Danes Dike
Danes Dike ~ CRA A NO633097 1 364 20m
Danes Dikes 1710 Sibbald 1803, 78
Danes Dyke 1790s OSA, 171
Danes Dyke 1855 OS 6 inch 1st edn
An embankment which once seems to have run from coast to coast, for about 1 km, a short distance inland from Fife Ness. According to NSA this is ‘the remains of a bulwark of dry stones, raised, it is said, in one night by the Danes, who having been defeated by the Scots at the water of Leven in 874, retreated eastward till they came to the extreme point of Fife, which they fortified in this manner, to defend themselves against the attacks of their victorious enemies ... Near this dike is the small cave in which the Danes put to death Constantine the Scottish King, whom they had taken prisoner in a skirmish as they retreated’ (OSA ix, 171; see also Constantine’s Cave CRA, above).

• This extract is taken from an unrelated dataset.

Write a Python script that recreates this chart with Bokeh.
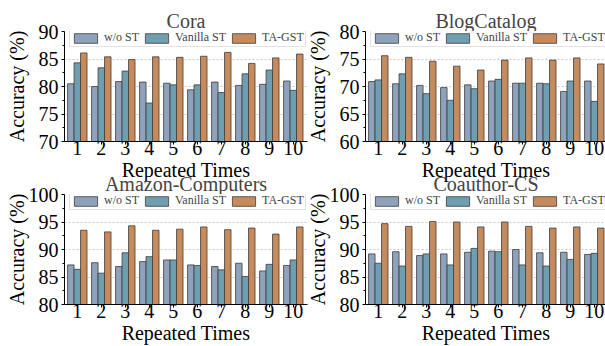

In spite of local traditions, archaeological research has not revealed the origin or purpose of the dyke. In 2004 a narrow trench at NO6320 0983 revealed that ‘much of the upstanding dyke in this area is of recent build’, but that below that there was a concentration of large boulders which may represent a ‘stone-built linear feature at the core of the present dyke’ (NMRS NO60NW 5). Note also that a cist was found near the dyke in c.1913, which contained parts of a food vessel, the skeleton of a woman and a sheep’s bone (NMRS NO60NW7).